In her statement today, Speaker of the House Nancy Pelosi did several remarkable things. She accused the CIA of misleading and lying to her about waterboarding. So she has shifted her story once again, from originally insisting she was not told about waterboarding in a September 2002 briefing to now saying she was told it was not being employed. Accusing America’s intelligence agency of knowingly misleading a Member of Congress, and particularly a Member of the House Intelligence Committee, is quite an explosive charge. She better be able to prove it. And if she is lying — as Porter Goss, then ranking Republican on the House Committee who later served as C.I.A. Director, seems to believe — there will be an enormously high price for her to pay.
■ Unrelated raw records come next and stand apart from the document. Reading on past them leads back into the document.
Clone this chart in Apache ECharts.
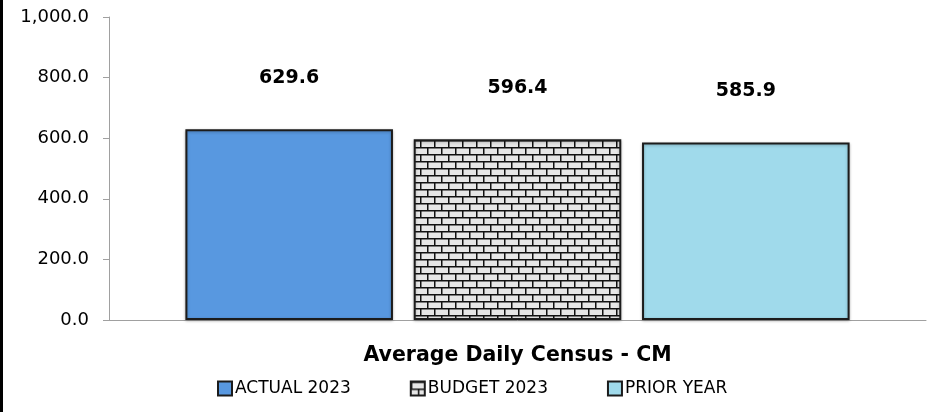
<!DOCTYPE html>
<html><head><meta charset="utf-8">
<script src="https://cdn.jsdelivr.net/npm/echarts@6/dist/echarts.min.js"></script>
<style>html,body{margin:0;padding:0;background:#fff}#c{width:932px;height:412px}</style>
</head><body><div id="c"></div>
<script>
const categories = ['Average Daily Census - CM'];
const seriesNames = ['ACTUAL 2023', 'BUDGET 2023', 'PRIOR YEAR'];
const actual2023 = [629.6];
const budget2023 = [596.4];
const priorYear = [585.9];
const yTicks = [0, 200, 400, 600, 800, 1000];

function brick() {
  const c = document.createElement('canvas');
  c.width = 14; c.height = 14;
  const g = c.getContext('2d');
  g.fillStyle = '#e6e6e6'; g.fillRect(0, 0, 14, 14);
  g.fillStyle = '#111';
  g.fillRect(0, 0, 14, 1.5);
  g.fillRect(0, 7, 14, 1.5);
  g.fillRect(0, 0, 1.5, 7);
  g.fillRect(7, 7, 1.5, 7);
  return c;
}
const brickPattern = { image: brick(), repeat: 'repeat' };

const chart = echarts.init(document.getElementById('c'));
const font = 'DejaVu Sans';
const labelCfg = {
  show: true, position: 'top', distance: 42,
  fontFamily: font, fontSize: 19, fontWeight: 'bold', color: '#000',
  formatter: p => p.value.toFixed(1)
};
const bar = (name, data, color) => ({
  name, type: 'bar', data, barGap: '10%', barCategoryGap: '18.7%',
  itemStyle: { color, borderColor: '#1c1c1c', borderWidth: 2,
    shadowColor: 'rgba(0,0,0,0.25)', shadowBlur: 3, shadowOffsetY: 1 },
  label: labelCfg
});
chart.setOption({
  animation: false,
  textStyle: { fontFamily: font },
  grid: { left: 109, right: 6, top: 17, bottom: 92, containLabel: false },
  graphic: [{ type: 'rect', left: 0, top: 0, shape: { x: 0, y: 0, width: 3, height: 412 }, style: { fill: '#000' } }],
  legend: {
    data: seriesNames, left: 212, top: 375, itemWidth: 14, itemHeight: 14, itemGap: 59,
    icon: 'rect',
    textStyle: { fontFamily: font, fontSize: 17, color: '#000', padding: [0, 0, 0, -2] }
  },
  xAxis: {
    type: 'category', data: categories,
    axisLine: { lineStyle: { color: '#a0a0a0', width: 1 } },
    axisTick: { show: false },
    axisLabel: { fontFamily: font, fontSize: 20.5, fontWeight: 'bold', color: '#000', margin: 25 }
  },
  yAxis: {
    type: 'value', min: 0, max: 1000, interval: 200,
    axisLine: { show: true, lineStyle: { color: '#a0a0a0' } },
    axisTick: { show: true, length: 6, lineStyle: { color: '#a0a0a0' } },
    splitLine: { show: false },
    axisLabel: { fontFamily: font, fontSize: 18, color: '#000', margin: 20,
      formatter: v => yTicks.includes(v) ? v.toLocaleString('en-US', { minimumFractionDigits: 1, maximumFractionDigits: 1 }) : '' }
  },
  series: [
    bar(seriesNames[0], actual2023, '#5898E0'),
    bar(seriesNames[1], budget2023, brickPattern),
    bar(seriesNames[2], priorYear, '#A0DAEB')
  ]
});
</script></body></html>
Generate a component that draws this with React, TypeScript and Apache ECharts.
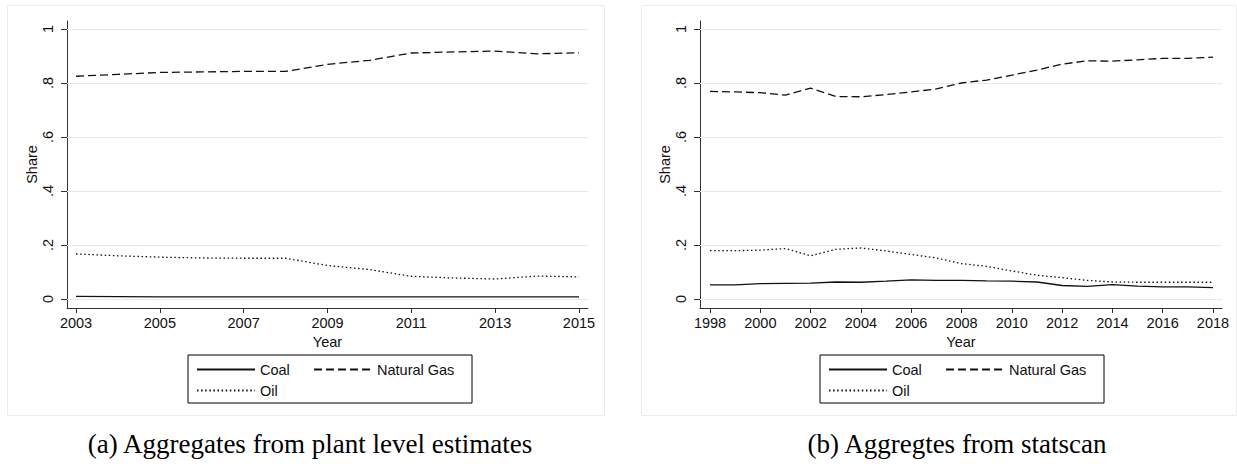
import React, { useEffect, useRef } from 'react';
import * as echarts from 'echarts';

// ---------- data ----------
const seriesNames = ['Coal', 'Natural Gas', 'Oil'];

const leftYears = [2003, 2004, 2005, 2006, 2007, 2008, 2009, 2010, 2011, 2012, 2013, 2014, 2015];
const leftCoal = [0.010, 0.009, 0.008, 0.008, 0.008, 0.008, 0.008, 0.008, 0.008, 0.008, 0.008, 0.008, 0.008];
const leftGas = [0.825, 0.832, 0.839, 0.841, 0.843, 0.843, 0.869, 0.884, 0.911, 0.915, 0.918, 0.908, 0.912];
const leftOil = [0.167, 0.160, 0.155, 0.152, 0.151, 0.151, 0.124, 0.109, 0.084, 0.078, 0.074, 0.085, 0.082];

const rightYears = [1998, 1999, 2000, 2001, 2002, 2003, 2004, 2005, 2006, 2007, 2008, 2009, 2010, 2011, 2012, 2013, 2014, 2015, 2016, 2017, 2018];
const rightCoal = [0.052, 0.052, 0.057, 0.058, 0.059, 0.063, 0.062, 0.066, 0.071, 0.069, 0.069, 0.067, 0.066, 0.063, 0.050, 0.047, 0.053, 0.048, 0.045, 0.045, 0.042];
const rightGas = [0.769, 0.767, 0.764, 0.755, 0.781, 0.750, 0.749, 0.757, 0.767, 0.778, 0.800, 0.811, 0.829, 0.848, 0.870, 0.882, 0.881, 0.886, 0.891, 0.891, 0.896];
const rightOil = [0.179, 0.179, 0.181, 0.187, 0.160, 0.184, 0.189, 0.178, 0.165, 0.152, 0.131, 0.121, 0.104, 0.088, 0.079, 0.069, 0.063, 0.062, 0.062, 0.062, 0.062];

const yTicks = [0, 0.2, 0.4, 0.6, 0.8, 1];
const leftXTicks = [2003, 2005, 2007, 2009, 2011, 2013, 2015];
const rightXTicks = [1998, 2000, 2002, 2004, 2006, 2008, 2010, 2012, 2014, 2016, 2018];

const yAxisTitle = 'Share';
const xAxisTitle = 'Year';
const captionA = '(a) Aggregates from plant level estimates';
const captionB = '(b) Aggregtes from statscan';

// ---------- styles ----------
const FONT = '"Liberation Sans", Arial, Helvetica, sans-serif';
const SERIF = '"Liberation Serif", "DejaVu Serif", serif';
const INK = '#111';
const AXIS = '#333';
const GRID = '#e8e8e8';
const FS = 14.5;

const Y_MIN = -0.0333;
const Y_MAX = 1.0296;

const lineStyles: Record<string, any> = {
  'Coal': { color: INK, width: 1.3, type: 'solid' },
  'Natural Gas': { color: INK, width: 1.3, type: [8, 4] },
  'Oil': { color: INK, width: 1.3, type: [1.5, 2.6] },
};

function fmtY(v: number) {
  if (v === 0) return '0';
  if (v === 1) return '1';
  return String(Number(v.toFixed(1))).replace(/^0/, '');
}

function xAxisCfg(gridIndex: number, min: number, max: number, ticks: number[]) {
  return {
    type: 'value', gridIndex, min, max,
    axisLine: { show: true, onZero: false, lineStyle: { color: AXIS, width: 1 } },
    axisTick: { show: true, length: 5, customValues: ticks, lineStyle: { color: AXIS, width: 1 } },
    axisLabel: { customValues: ticks, formatter: (v: number) => String(v), color: INK, fontSize: FS, fontFamily: FONT, margin: 7 },
    splitLine: { show: false },
    name: xAxisTitle, nameLocation: 'middle', nameGap: 23,
    nameTextStyle: { color: INK, fontSize: FS, fontFamily: FONT },
  };
}

function yAxisCfg(gridIndex: number) {
  return {
    type: 'value', gridIndex, min: Y_MIN, max: Y_MAX,
    axisLine: { show: true, onZero: false, lineStyle: { color: AXIS, width: 1 } },
    axisTick: { show: true, length: 6, customValues: yTicks, lineStyle: { color: AXIS, width: 1 } },
    axisLabel: { customValues: yTicks, rotate: 90, formatter: fmtY, color: INK, fontSize: FS, fontFamily: FONT, margin: 12 },
    splitLine: { show: false },
    name: yAxisTitle, nameLocation: 'middle', nameGap: 27, nameRotate: 90,
    nameTextStyle: { color: INK, fontSize: FS, fontFamily: FONT },
  };
}

function makeSeries(idx: number, years: number[], values: number[][]) {
  return seriesNames.map((name, i) => {
    const s: any = {
      name, type: 'line', xAxisIndex: idx, yAxisIndex: idx,
      data: years.map((y, k) => [y, values[i][k]]),
      symbol: 'none', showSymbol: false, smooth: false,
      lineStyle: lineStyles[name], itemStyle: { color: INK },
      z: 3,
    };
    if (i === 0) {
      s.markLine = {
        silent: true, symbol: 'none', label: { show: false }, z: 1,
        lineStyle: { color: GRID, type: 'solid', width: 1 },
        emphasis: { disabled: true },
        data: yTicks.map((v) => ({ yAxis: v })),
      };
    }
    return s;
  });
}

function legendCfg(left: number) {
  return {
    left, top: 355, orient: 'horizontal', width: 290,
    itemWidth: 58, itemHeight: 14, itemGap: 6,
    padding: [7, 15, 5, 8],
    borderColor: '#000', borderWidth: 1, borderRadius: 0,
    backgroundColor: '#fff',
    selectedMode: false,
    icon: 'inherit',
    itemStyle: { opacity: 0, borderWidth: 0 },
    data: seriesNames,
    formatter: (n: string) => (n === 'Natural Gas' ? `{w|${n}}` : `{n|${n}}`),
    textStyle: {
      color: INK, fontSize: FS, fontFamily: FONT, lineHeight: 14,
      rich: {
        n: { width: 47, color: INK, fontSize: FS, fontFamily: FONT, lineHeight: 14 },
        w: { width: 80, color: INK, fontSize: FS, fontFamily: FONT, lineHeight: 14 },
      },
    },
  };
}

export default function App() {
  const ref = useRef<HTMLDivElement>(null);
  useEffect(() => {
    if (!ref.current) return;
    const chart = echarts.init(ref.current, undefined, { renderer: 'svg' });
    chart.setOption({
      animation: false,
      backgroundColor: '#fff',
      grid: [
        { left: 67, top: 21, width: 521, height: 287, containLabel: false },
        { left: 700, top: 21, width: 522, height: 287, containLabel: false },
      ],
      xAxis: [
        xAxisCfg(0, 2002.785, 2015.215, leftXTicks),
        xAxisCfg(1, 1997.602, 2018.358, rightXTicks),
      ],
      yAxis: [yAxisCfg(0), yAxisCfg(1)],
      legend: [legendCfg(188), legendCfg(820)],
      series: [
        ...makeSeries(0, leftYears, [leftCoal, leftGas, leftOil]),
        ...makeSeries(1, rightYears, [rightCoal, rightGas, rightOil]),
      ],
      graphic: [
        { type: 'rect', shape: { x: 7.5, y: 5.5, width: 597, height: 410 }, style: { fill: 'none', stroke: '#ececec', lineWidth: 1 }, z: -10, silent: true },
        { type: 'rect', shape: { x: 641.5, y: 5.5, width: 595, height: 410 }, style: { fill: 'none', stroke: '#ececec', lineWidth: 1 }, z: -10, silent: true },
        { type: 'text', x: 310, y: 444, style: { text: captionA, font: `27px ${SERIF}`, fill: '#000', textAlign: 'center', textVerticalAlign: 'middle' }, silent: true },
        { type: 'text', x: 957, y: 444, style: { text: captionB, font: `27px ${SERIF}`, fill: '#000', textAlign: 'center', textVerticalAlign: 'middle' }, silent: true },
      ],
    });
    return () => chart.dispose();
  }, []);
  return (
    <div
      ref={ref}
      style={{ position: 'absolute', left: 0, top: 0, width: 1237, height: 467, background: '#fff' }}
    />
  );
}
There is another thing Pelosi said that needs to be stressed as well: she concedes in her remarks today that Michael Sheehy, a top aide, informed her about waterboarding. In other words, Ms. Pelosi did learn about waterboarding no later than February 2003, according to her own account — and she didn’t do anything about it. A letter was sent to the CIA’s general counsel, Pelosi says — but it was not sent or signed by Pelosi (Representative Jane Harman sent it). “No letter could change the policy” according to the Speaker. But of course there were several options available to Ms. Pelosi; she exercised none of them.

Democrats have long thought that the issue of waterboarding would do great political damage; they may well be right. But what they may have not anticipated is that the person who would be most damaged in this whole thing might well be the current — and perhaps at some point soon, the former — Speaker of the House.